Etiquette, equity, equality

I feel as though I have been unfaithful, to myself, and unfair to the man who shared my bed. Earlier in the day, yesterday, I told Gemma that I was just going to have to get used to the idea that I will never have sex ever again. I did not utter false words, I was sincere and in a place of acceptance so imagine my surprise when I found myself pinned like a butterfly and stroked like a fractious horse at the close of the very same day.

He is older than any man I've ever slept with before, I can not deny that this was something I was thinking about this morning when I made a break for couch. Other factors in the couch move included feeling dire, very dire and like something was going to explode out of my stomach and then my head and also possibly my bowel.

The man, I should call him something.

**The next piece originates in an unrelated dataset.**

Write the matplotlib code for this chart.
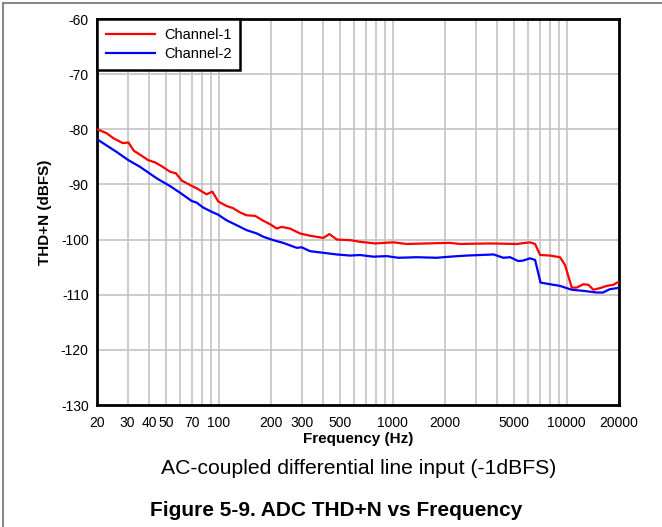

I shall call him Zissou. Zissou was astonishing. Everything was slow and monumental like an ancient calling. Zissou worshiped me like I was a temple. His hands, strong calm hands reminded my skin that it is skin. It was a slow revealing of nerve endings and the connectedness of all my parts. I could not help but think of a dressage master working a temperamental horse in hand. I know this will not make sense to anyone who has not calmed a horse with long slow strokes using their whole being to transfer safety through velvet skin.

I was selfish and he was willing me to be selfish. I regret now running to the couch for solitude but I felt at the time that what had happened was something so astonishing I needed to inflate a bubble of self to hold to me just a little bit longer.

Of course I would not be myself without moments of spaz, it was not all golden light with nerves on fire. At one point I started to ask if he had read any Sartre because I am reading "What is literature" and am keen to hear people's opinions on the book. I am fairly sure that the question was inappropriately asked, needless to say it went unanswered.